Из «Архипелага» мы знаем, как во время обысков срывали обои, разбивали сосуды, взламывали полы (22). Почему же, если А.И.Солженицын действительно был арестован, офицеры – смершевцы вопреки поступившему из Москвы приказу не стали производить обыск на его батарее?

«На другой день после ареста, – пишет Александр Исаевич, – началась моя пешая Владимирка: из армейской контрразведки во фронтовую отправлялся этапом очередной улов. От Остероде до Бродниц гнали нас пешком» (23).

Когда арестованные были построены, «сержант татарин» приказал Александру Исаевичу взять свой чемодан. Как же реагировал на это арестованный комбат? «Я – офицер. Пусть несет немец» (24). И «сержант татарин» приказал «немцу» нести чемодан А.И.Солженицына. «Немец, – вспоминал Александр Исаевич, – вскоре устал. Он перекладывал чемодан из руки в руку, брался за сердце, делал знаки конвою, что нести не может. И тогда сосед его в паре, военнопленный, Бог знает, что отведавший только что в немецком плену (а может быть, и милосердие тоже) – по своей воле взял чемодан и понес. И несли потом другие военнопленные, тоже безо всякого приказания конвоя. И снова немец. Но не я» (25).



В Бродницах, где находилась контрразведка 2-го Белорусского фронта, Александр Исаевич провел трое суток (26). Только здесь 14 февраля был составлен протокол о его аресте (27).

В «Архипелаге» А.И. Солженицын дает яркое описание того, как перевозили заключенных: переполненные вагоны, грязь, холод, отсутствие воды, голодный паек, грубость конвоя и т.д. (28) А как этапировали его самого?

«После суток армейской контрразведки, после трех суток в контрразведке фронтовой…, – пишет он, – я чудом вырвался вдруг и вот уже четыре дня еду как вольный, и среди вольных, хотя бока мои уже лежали на гнилой соломе у параши» (29). И далее: «На одиннадцатый день после моего ареста три смершевца-дармоеда… привезли меня на Белорусский вокзал Москвы» (30). А затем метро «Белорусская», Охотный ряд и знаменитая Лубянка (31).

Как же так? Оказывается, не всех арестованных этапировали. Некоторых доставляли со спецконвоем. Со спецконвоем, который состоял из трех смершевцев, в обычном плацкартном вагоне приехал в Москву и Александр Исаевич (32).

Удивительное следствие

На Лубянку А.И.Солженицын был доставлен 19 февраля 1945 г. (1).
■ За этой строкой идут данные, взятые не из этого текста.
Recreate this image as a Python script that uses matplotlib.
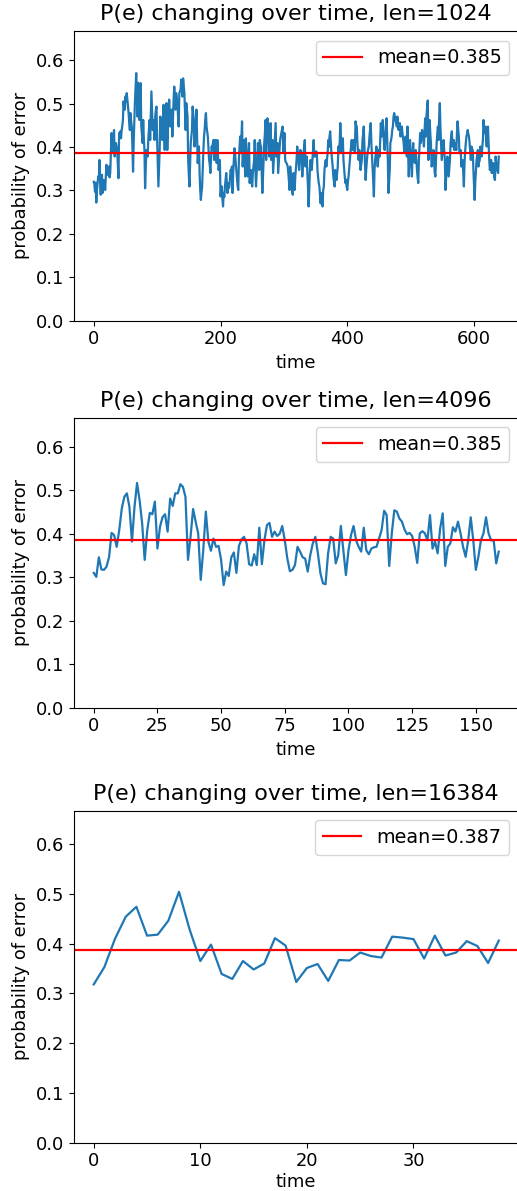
import numpy as np
import matplotlib
matplotlib.use("Agg")
import matplotlib.pyplot as plt
from matplotlib.ticker import MultipleLocator

# probability of error per time step, block length 1024 (values in thousandths)
pe_1024 = np.array([
    320, 315, 297, 318, 272, 300, 317, 332, 326, 370,
    318, 290, 325, 336, 294, 310, 324, 318, 301, 330,
    359, 345, 336, 348, 355, 330, 340, 385, 432, 405,
    386, 420, 439, 378, 395, 409, 401, 393, 360, 328,
    432, 425, 436, 420, 439, 448, 462, 505, 490, 486,
    516, 505, 524, 510, 493, 478, 455, 439, 478, 460,
    447, 400, 343, 410, 462, 505, 539, 570, 520, 470,
    548, 500, 462, 510, 547, 447, 430, 409, 462, 420,
    393, 305, 350, 393, 385, 378, 416, 440, 462, 416,
    470, 528, 480, 439, 462, 440, 416, 470, 485, 493,
    416, 360, 309, 350, 393, 470, 445, 424, 416, 460,
    497, 440, 393, 493, 498, 501, 393, 440, 478, 509,
    475, 447, 470, 486, 424, 470, 509, 539, 510, 486,
    524, 512, 501, 470, 447, 524, 528, 532, 555, 530,
    516, 558, 540, 524, 480, 439, 501, 485, 470, 370,
    335, 309, 360, 409, 425, 439, 493, 475, 462, 401,
    440, 447, 486, 420, 363, 380, 401, 340, 300, 278,
    295, 309, 350, 393, 424, 440, 465, 478, 447, 435,
    424, 395, 370, 360, 340, 370, 401, 395, 410, 416,
    370, 395, 416, 390, 363, 416, 380, 347, 360, 370,
    286, 300, 309, 280, 263, 294, 285, 309, 325, 340,
    315, 294, 317, 305, 309, 330, 347, 340, 355, 294,
    340, 370, 397, 385, 363, 345, 324, 310, 301, 370,
    400, 424, 386, 420, 459, 355, 390, 416, 370, 332,
    420, 390, 363, 332, 370, 409, 317, 335, 347, 320,
    309, 340, 355, 370, 416, 350, 309, 340, 370, 409,
    380, 347, 416, 405, 401, 340, 294, 330, 370, 409,
    430, 462, 370, 420, 466, 445, 432, 378, 420, 455,
    370, 395, 416, 340, 370, 401, 430, 455, 378, 395,
    409, 340, 365, 386, 416, 425, 432, 440, 447, 386,
    410, 432, 370, 365, 363, 360, 355, 340, 320, 301,
    355, 330, 309, 300, 290, 340, 320, 301, 332, 350,
    370, 401, 385, 370, 347, 370, 393, 385, 378, 332,
    360, 386, 400, 416, 355, 365, 378, 340, 309, 263,
    300, 347, 370, 355, 347, 370, 395, 416, 378, 385,
    378, 390, 386, 347, 330, 317, 309, 290, 270, 294,
    280, 263, 300, 309, 347, 360, 370, 355, 370, 386,
    416, 400, 424, 436, 410, 386, 370, 355, 332, 320,
    309, 347, 335, 324, 340, 355, 401, 390, 409, 455,
    420, 386, 400, 420, 370, 350, 332, 317, 325, 309,
    301, 320, 332, 350, 370, 386, 400, 416, 393, 405,
    416, 400, 386, 459, 450, 447, 409, 390, 370, 393,
    370, 347, 360, 370, 416, 430, 447, 401, 360, 324,
    350, 370, 386, 395, 401, 424, 440, 455, 409, 380,
    355, 320, 286, 347, 370, 386, 401, 380, 355, 375,
    393, 378, 420, 455, 424, 440, 462, 432, 410, 393,
    420, 447, 466, 420, 370, 294, 320, 347, 409, 415,
    424, 440, 447, 470, 478, 470, 462, 455, 447, 470,
    455, 439, 450, 455, 424, 435, 447, 432, 420, 409,
    386, 400, 424, 400, 378, 447, 390, 332, 370, 416,
    386, 360, 332, 380, 409, 370, 365, 363, 393, 370,
    347, 330, 317, 370, 400, 432, 409, 425, 439, 420,
    416, 401, 440, 466, 424, 470, 493, 507, 370, 420,
    462, 430, 409, 355, 360, 363, 393, 365, 340, 332,
    370, 409, 430, 447, 416, 470, 501, 447, 410, 370,
    386, 400, 416, 390, 370, 301, 330, 347, 378, 355,
    332, 350, 370, 409, 425, 436, 401, 410, 416, 393,
    400, 409, 393, 430, 459, 440, 424, 386, 390, 393,
    355, 365, 370, 340, 309, 363, 390, 409, 424, 430,
    439, 430, 424, 409, 390, 370, 401, 395, 393, 347,
    310, 278, 320, 347, 370, 380, 393, 355, 365, 370,
    401, 390, 378, 400, 416, 462, 440, 432, 447, 420,
    401, 430, 447, 409, 370, 347, 360, 370, 340, 355,
    363, 343, 330, 324, 378, 365, 355, 345, 340, 378,
]) / 1000.0

# block length 4096
pe_4096 = np.array([
    0.310, 0.301, 0.346, 0.318, 0.317, 0.324, 0.346, 0.402, 0.397, 0.370,
    0.408, 0.458, 0.485, 0.493, 0.462, 0.382, 0.462, 0.517, 0.477, 0.424,
    0.340, 0.408, 0.448, 0.445, 0.474, 0.366, 0.416, 0.438, 0.445, 0.405,
    0.481, 0.464, 0.493, 0.493, 0.514, 0.508, 0.485, 0.340, 0.393, 0.457,
    0.428, 0.401, 0.294, 0.363, 0.451, 0.382, 0.361, 0.389, 0.370, 0.372,
    0.340, 0.282, 0.313, 0.303, 0.346, 0.357, 0.310, 0.372, 0.387, 0.393,
    0.378, 0.330, 0.327, 0.353, 0.328, 0.414, 0.330, 0.385, 0.420, 0.425,
    0.393, 0.405, 0.395, 0.400, 0.418, 0.385, 0.343, 0.314, 0.317, 0.328,
    0.370, 0.359, 0.346, 0.343, 0.313, 0.351, 0.378, 0.393, 0.355, 0.309,
    0.286, 0.284, 0.355, 0.393, 0.389, 0.332, 0.351, 0.418, 0.362, 0.305,
    0.362, 0.397, 0.418, 0.385, 0.370, 0.359, 0.414, 0.362, 0.353, 0.366,
    0.369, 0.370, 0.389, 0.408, 0.453, 0.443, 0.326, 0.401, 0.454, 0.451,
    0.435, 0.428, 0.410, 0.399, 0.402, 0.395, 0.370, 0.333, 0.401, 0.406,
    0.401, 0.385, 0.443, 0.366, 0.382, 0.355, 0.412, 0.447, 0.326, 0.370,
    0.378, 0.415, 0.405, 0.428, 0.401, 0.370, 0.347, 0.385, 0.438, 0.385,
    0.317, 0.347, 0.385, 0.401, 0.438, 0.401, 0.385, 0.385, 0.332, 0.359,
])

# block length 16384
pe_16384 = np.array([
    0.318, 0.353, 0.410, 0.454, 0.474, 0.416, 0.418, 0.446, 0.504, 0.428,
    0.365, 0.398, 0.339, 0.329, 0.365, 0.348, 0.360, 0.411, 0.396, 0.323,
    0.351, 0.359, 0.325, 0.367, 0.366, 0.382, 0.375, 0.372, 0.414, 0.412,
    0.409, 0.370, 0.416, 0.376, 0.382, 0.405, 0.395, 0.361, 0.406,
])

block_lengths = [1024, 4096, 16384]
series = [pe_1024, pe_4096, pe_16384]
mean_values = [0.385, 0.385, 0.387]

W, H = 517, 1191
fig = plt.figure(figsize=(W / 100, H / 100), dpi=100)

# axes boxes in pixels: (left, top, right, bottom), x tick step, xlabel pad
boxes = [(73.5, 31.0, 519.0, 320.7, 200, 4.0),
         (73.5, 417.7, 519.0, 707.7, 25, 4.0),
         (73.5, 810.7, 519.0, 1142.7, 10, 1.5)]

fs = 12.9
for (l, t, r, b, step, lpad), n, pe, m in zip(boxes, block_lengths, series, mean_values):
    ax = fig.add_axes([l / W, 1 - b / H, (r - l) / W, (b - t) / H])
    ax.plot(np.arange(len(pe)), pe, color="#1f77b4", lw=1.6)
    ax.axhline(m, color="red", lw=1.6, label=f"mean={m:.3f}")
    ax.set_ylim(0, 0.667)
    ax.xaxis.set_major_locator(MultipleLocator(step))
    ax.set_title(f"P(e) changing over time, len={n}", fontsize=16, pad=8)
    ax.set_xlabel("time", fontsize=fs, labelpad=lpad)
    ax.set_ylabel("probability of error", fontsize=fs)
    ax.tick_params(labelsize=fs)
    ax.legend(loc="upper right", fontsize=13.8)

fig.savefig("out.png", dpi=100)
О ходе следствия мы тоже можем судить главным образом на основании его собственных воспоминаний, а также материалов, введенных в оборот Б.А.Викторовым и К.А.Столяровым. Из них явствует, что заведенное на А.И.Солженицына в Народном комиссариате государственной безопасности СССР дело имело номер № 7629 (2), а следствие вел помощник начальника 3-го отделения 11-го отдела 2-го Управления НКГБ СССР капитан государственной безопасности И.И.Езепов (3).

По свидетельству А.И.Солженицына, вначале его поместили в одиночку, затем около 24 февраля перевели в общую камеру – № 67 (4), из нее – в камеру № 53 (5). Александр Исаевич называет шесть своих сокамерников (6), из них наиболее близко он сошелся с Арнгольдом Сузи (7) – несостоявшимся кандидатом на пост министра эстонского правительства (8).
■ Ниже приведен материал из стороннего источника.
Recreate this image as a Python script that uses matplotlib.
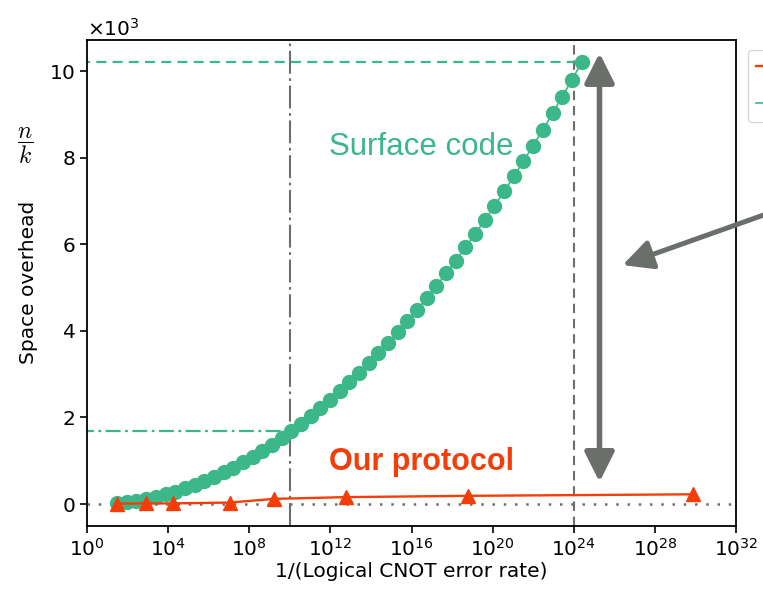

Как явствует из опубликованных материалов, на первом допросе 20 февраля А.И.Солженицын отверг предъявленное ему обвинение (9). 26 февраля на вопрос И.И.Езепова с какой целью он хранил портрет Л.Д.Троцкого, Александр Исаевич якобы заявил: «Мне казалось, что Троцкий идет по пути ленинизма» (10). Сказать такое в 1945 г. означало подписать себе обвинительный приговор. На очередном допросе 3 марта последовало признание вины (11)

В свое время А.И.Солженицын описал более тридцати способов воздействия на подследственных для получения необходимых показаний, но не привел ни одного факта из собственного опыта. И неслучайно. «Мой следователь, – пишет он, – ничего не применял ко мне, кроме бессонницы, лжи и запугивания – методов совершенно законных» (12).

В первом издании «Архипелага» он объяснял это следующим образом:

«Содержание наших писем давало по тому времени полновесный материал для осуждения нас обоих. Следователю моему не нужно было поэтому ничего изобретать для меня» (13).